━━━━━ Available records

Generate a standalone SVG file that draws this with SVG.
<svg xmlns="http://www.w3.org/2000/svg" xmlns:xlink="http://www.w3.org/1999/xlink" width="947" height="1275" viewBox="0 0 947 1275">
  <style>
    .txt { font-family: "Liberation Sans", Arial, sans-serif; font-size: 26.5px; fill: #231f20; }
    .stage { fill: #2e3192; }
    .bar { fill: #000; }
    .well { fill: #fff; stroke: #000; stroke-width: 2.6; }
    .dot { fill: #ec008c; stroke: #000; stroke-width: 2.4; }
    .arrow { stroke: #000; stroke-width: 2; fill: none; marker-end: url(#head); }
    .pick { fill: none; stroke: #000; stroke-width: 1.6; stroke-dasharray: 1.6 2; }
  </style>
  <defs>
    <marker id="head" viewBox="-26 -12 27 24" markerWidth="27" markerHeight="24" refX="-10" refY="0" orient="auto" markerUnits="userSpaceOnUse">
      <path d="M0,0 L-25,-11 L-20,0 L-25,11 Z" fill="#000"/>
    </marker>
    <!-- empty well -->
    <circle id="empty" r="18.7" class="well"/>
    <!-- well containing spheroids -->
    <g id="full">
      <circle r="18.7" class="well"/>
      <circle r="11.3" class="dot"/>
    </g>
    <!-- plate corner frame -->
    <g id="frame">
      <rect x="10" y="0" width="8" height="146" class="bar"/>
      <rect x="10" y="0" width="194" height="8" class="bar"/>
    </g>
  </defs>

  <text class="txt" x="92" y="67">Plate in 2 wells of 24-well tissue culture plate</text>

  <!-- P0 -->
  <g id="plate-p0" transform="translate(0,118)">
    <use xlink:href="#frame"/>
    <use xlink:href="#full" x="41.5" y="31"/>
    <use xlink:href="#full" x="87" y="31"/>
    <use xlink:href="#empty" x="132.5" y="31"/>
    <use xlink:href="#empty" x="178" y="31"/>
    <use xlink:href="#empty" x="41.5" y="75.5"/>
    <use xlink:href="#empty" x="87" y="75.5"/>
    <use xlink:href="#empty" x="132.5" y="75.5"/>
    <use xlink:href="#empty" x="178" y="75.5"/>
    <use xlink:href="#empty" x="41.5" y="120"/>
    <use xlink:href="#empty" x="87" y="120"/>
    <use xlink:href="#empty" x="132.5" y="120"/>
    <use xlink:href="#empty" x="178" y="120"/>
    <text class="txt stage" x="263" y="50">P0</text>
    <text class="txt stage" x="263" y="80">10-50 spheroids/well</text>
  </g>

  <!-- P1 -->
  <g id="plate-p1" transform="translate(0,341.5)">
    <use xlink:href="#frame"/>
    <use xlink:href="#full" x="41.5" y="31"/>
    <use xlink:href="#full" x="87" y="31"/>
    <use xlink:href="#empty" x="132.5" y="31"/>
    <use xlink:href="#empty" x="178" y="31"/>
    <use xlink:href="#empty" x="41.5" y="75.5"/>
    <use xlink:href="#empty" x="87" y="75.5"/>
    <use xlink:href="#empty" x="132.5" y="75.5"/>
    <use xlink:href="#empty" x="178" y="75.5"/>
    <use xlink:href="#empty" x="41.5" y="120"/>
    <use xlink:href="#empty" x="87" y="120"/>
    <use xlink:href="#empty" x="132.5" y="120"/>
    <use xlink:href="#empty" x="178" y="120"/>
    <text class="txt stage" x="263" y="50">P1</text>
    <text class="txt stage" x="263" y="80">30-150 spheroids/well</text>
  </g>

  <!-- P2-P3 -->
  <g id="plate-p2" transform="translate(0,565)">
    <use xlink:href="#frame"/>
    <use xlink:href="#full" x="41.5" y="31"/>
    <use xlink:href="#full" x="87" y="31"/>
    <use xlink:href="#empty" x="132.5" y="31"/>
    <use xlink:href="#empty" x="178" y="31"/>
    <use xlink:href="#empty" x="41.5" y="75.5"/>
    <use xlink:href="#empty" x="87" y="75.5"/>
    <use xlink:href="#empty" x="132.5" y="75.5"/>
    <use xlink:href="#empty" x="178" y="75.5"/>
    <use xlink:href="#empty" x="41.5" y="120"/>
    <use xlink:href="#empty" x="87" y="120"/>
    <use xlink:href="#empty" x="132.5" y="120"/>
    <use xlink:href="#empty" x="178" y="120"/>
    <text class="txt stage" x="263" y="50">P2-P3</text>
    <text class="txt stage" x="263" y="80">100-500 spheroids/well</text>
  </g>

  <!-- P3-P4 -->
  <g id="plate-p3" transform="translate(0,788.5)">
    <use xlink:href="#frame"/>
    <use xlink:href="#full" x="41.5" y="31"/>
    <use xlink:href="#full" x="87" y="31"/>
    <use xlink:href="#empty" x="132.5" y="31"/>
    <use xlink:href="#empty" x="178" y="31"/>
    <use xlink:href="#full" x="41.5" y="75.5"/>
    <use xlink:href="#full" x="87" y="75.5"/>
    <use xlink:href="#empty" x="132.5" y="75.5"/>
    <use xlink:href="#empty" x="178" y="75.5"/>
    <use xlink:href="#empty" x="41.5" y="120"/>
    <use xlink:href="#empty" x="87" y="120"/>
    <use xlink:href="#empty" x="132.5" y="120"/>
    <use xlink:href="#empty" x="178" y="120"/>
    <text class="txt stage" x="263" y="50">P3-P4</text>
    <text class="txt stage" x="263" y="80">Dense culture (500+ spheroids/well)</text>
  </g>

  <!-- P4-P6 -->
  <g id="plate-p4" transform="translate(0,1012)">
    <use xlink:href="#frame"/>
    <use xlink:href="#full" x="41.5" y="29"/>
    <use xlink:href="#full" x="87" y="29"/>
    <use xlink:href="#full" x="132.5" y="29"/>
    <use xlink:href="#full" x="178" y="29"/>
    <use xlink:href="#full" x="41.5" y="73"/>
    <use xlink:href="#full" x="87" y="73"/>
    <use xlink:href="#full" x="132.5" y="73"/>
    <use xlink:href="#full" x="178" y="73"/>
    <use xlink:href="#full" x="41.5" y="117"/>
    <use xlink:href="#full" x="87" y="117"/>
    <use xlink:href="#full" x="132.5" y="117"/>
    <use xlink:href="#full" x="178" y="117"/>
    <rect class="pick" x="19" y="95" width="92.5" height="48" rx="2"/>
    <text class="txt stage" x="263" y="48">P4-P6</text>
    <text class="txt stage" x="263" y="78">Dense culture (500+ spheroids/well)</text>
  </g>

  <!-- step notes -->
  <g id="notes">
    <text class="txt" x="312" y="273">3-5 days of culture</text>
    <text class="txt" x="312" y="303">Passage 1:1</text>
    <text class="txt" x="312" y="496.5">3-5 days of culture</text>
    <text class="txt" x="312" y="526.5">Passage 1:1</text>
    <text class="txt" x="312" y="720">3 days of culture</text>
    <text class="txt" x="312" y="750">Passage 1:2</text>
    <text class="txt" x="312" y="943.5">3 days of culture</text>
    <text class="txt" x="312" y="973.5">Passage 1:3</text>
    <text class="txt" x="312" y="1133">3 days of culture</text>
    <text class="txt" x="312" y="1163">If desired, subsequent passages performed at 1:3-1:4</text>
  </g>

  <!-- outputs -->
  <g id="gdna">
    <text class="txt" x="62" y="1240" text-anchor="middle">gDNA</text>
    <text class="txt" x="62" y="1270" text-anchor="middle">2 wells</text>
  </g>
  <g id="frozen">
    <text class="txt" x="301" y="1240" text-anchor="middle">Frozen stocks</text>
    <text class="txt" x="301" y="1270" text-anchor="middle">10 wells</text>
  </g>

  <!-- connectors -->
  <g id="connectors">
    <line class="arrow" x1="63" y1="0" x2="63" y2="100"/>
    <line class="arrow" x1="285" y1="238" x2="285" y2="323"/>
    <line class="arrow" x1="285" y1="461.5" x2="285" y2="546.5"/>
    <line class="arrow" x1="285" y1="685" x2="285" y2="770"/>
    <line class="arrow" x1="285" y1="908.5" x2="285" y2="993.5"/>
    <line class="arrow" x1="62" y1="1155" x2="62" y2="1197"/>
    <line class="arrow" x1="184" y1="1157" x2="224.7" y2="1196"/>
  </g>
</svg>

━━━━━━━━━━
━━━━━ Available records

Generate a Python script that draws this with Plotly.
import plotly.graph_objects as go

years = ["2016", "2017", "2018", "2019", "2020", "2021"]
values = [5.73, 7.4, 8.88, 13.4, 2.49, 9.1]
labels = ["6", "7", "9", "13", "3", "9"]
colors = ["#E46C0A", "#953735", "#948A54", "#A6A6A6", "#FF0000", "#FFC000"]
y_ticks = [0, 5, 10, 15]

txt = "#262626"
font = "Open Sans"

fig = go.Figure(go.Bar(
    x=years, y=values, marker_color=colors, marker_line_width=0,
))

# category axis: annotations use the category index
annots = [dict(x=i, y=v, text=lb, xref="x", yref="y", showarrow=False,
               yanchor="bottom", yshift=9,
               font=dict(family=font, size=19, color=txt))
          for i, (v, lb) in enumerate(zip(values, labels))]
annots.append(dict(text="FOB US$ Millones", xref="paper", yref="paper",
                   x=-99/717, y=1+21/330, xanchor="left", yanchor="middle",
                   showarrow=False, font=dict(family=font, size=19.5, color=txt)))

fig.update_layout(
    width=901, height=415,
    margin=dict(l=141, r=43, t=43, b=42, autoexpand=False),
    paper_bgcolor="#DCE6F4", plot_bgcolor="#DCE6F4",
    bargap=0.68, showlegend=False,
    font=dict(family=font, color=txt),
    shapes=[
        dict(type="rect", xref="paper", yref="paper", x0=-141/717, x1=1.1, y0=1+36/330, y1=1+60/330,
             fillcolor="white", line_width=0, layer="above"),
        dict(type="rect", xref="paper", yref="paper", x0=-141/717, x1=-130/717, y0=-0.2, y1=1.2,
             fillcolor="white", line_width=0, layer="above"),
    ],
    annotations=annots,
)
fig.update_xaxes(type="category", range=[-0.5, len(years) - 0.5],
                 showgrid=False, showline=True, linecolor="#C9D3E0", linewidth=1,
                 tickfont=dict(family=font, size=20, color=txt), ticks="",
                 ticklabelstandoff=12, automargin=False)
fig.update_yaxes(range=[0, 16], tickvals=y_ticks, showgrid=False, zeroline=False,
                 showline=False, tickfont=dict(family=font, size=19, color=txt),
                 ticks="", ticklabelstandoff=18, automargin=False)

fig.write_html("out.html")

━━━━━━━━━━

Do this: Output the lines of the records above exactly as they appear, from the line containing "Generate a Python" through the line containing "showarrow=False, font=dict(family=font, size=19.5, color=txt)))".

Answer to the task:
Generate a Python script that draws this with Plotly.
import plotly.graph_objects as go

years = ["2016", "2017", "2018", "2019", "2020", "2021"]
values = [5.73, 7.4, 8.88, 13.4, 2.49, 9.1]
labels = ["6", "7", "9", "13", "3", "9"]
colors = ["#E46C0A", "#953735", "#948A54", "#A6A6A6", "#FF0000", "#FFC000"]
y_ticks = [0, 5, 10, 15]

txt = "#262626"
font = "Open Sans"

fig = go.Figure(go.Bar(
    x=years, y=values, marker_color=colors, marker_line_width=0,
))

# category axis: annotations use the category index
annots = [dict(x=i, y=v, text=lb, xref="x", yref="y", showarrow=False,
               yanchor="bottom", yshift=9,
               font=dict(family=font, size=19, color=txt))
          for i, (v, lb) in enumerate(zip(values, labels))]
annots.append(dict(text="FOB US$ Millones", xref="paper", yref="paper",
                   x=-99/717, y=1+21/330, xanchor="left", yanchor="middle",
                   showarrow=False, font=dict(family=font, size=19.5, color=txt)))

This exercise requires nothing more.